The Adventures of Elizabeth in Rügen may be downloaded for free from our ebook catalog. This is the first ebook produced from our new proofreading initiative in cooperation with Marc from freeliterature.org.
One cannot underestimate my love for Von Arnim's writing. Her fiction is good, but her autobiographical work is pure joy. In this kind of work she doesn't write about much of anything, but her spirit and intelligence shine in witty observations of daily life. Daily life it indeed was in Elizabeth and Her German Garden and The Solitary Summer. In those she simply described her daily goings-on, mostly in her beloved garden in rural Pomerania. In The Solitary Summer she had a small premise at the outset, to have no visitors for a whole summer, and she succeeded charmingly. This time around Von Arnim gets bolder with her premise: to walk around Germany's largest island and popular tourist destination, Rügen.
She fails at her premise almost instantly as it was quite impossible for a woman at that time and her social standing to go walking alone. And since she couldn't convince any lady friends to be as excited about walking around Rügen as she was, she settled for riding her coach around Rügen with her maid, Gertrud. Stolid Gertrud provides an excellent foil for free-spirited Elizabeth, and belly laughs frequently follow many of their interactions.
If not a practical travel guide, Von Arnim intended this book to contain at least useful tidbits of where to eat, where to stay, and where the best bathing spots are. She admits that she fails at this intention too, which is just as well since this information is of no use to us over 100 years later. Where Von Arnim excels is in her interactions with the people she meets and, more importantly, with nature. She makes parts of Rügen seem like paradise on earth. People she tries to avoid, but she is not successful. Coincidentally she runs into her cousin Charlotte who is an earnest feminist with no sense of humor. Charlotte is disgusted with Elizabeth's conforming existence of piddling in the garden and having babies. At the point she meets up with Elizabeth, Charlotte is on the run from her famous intellectual husband. I had to wonder if this cousin "Charlotte" was in actuality Von Arnim's real life cousin Katherine Mansfield--a quick look at Mansfield's biography makes this unlikely, but possible. Charlotte, her estranged husband, and an English son and mother pair in star-struck adulation of the estranged husband, take over the narrative which gets quite interesting.
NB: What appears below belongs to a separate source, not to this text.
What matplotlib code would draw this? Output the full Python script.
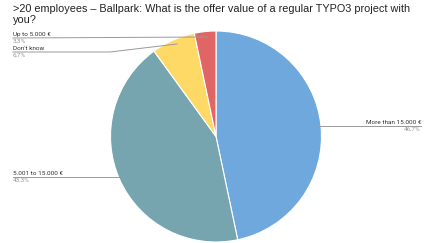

This part of the book reminds me of Enchanted April in which Von Arnim weaved several intertwining story lines where again not much happens but is intensely satisfying.
As is true when reading any Von Arnim work, you will find yourself wanting to read aloud parts of it to innocent bystanders. I will therefore leave you with a selection of the author's words that I think particularly defines her style and mood:
Oh blessed state, when mere quiet weather, trees and grass, sea and clouds, can make you forget that life has anything in it but rapture, can make you drink in heaven with every breath! How long will it last, this joy of living, this splendid ecstasy of the soul? I am more afraid of losing this, of losing even a little of this, of having so much as the edge of its radiance dimmed, than of parting with any other earthly possession.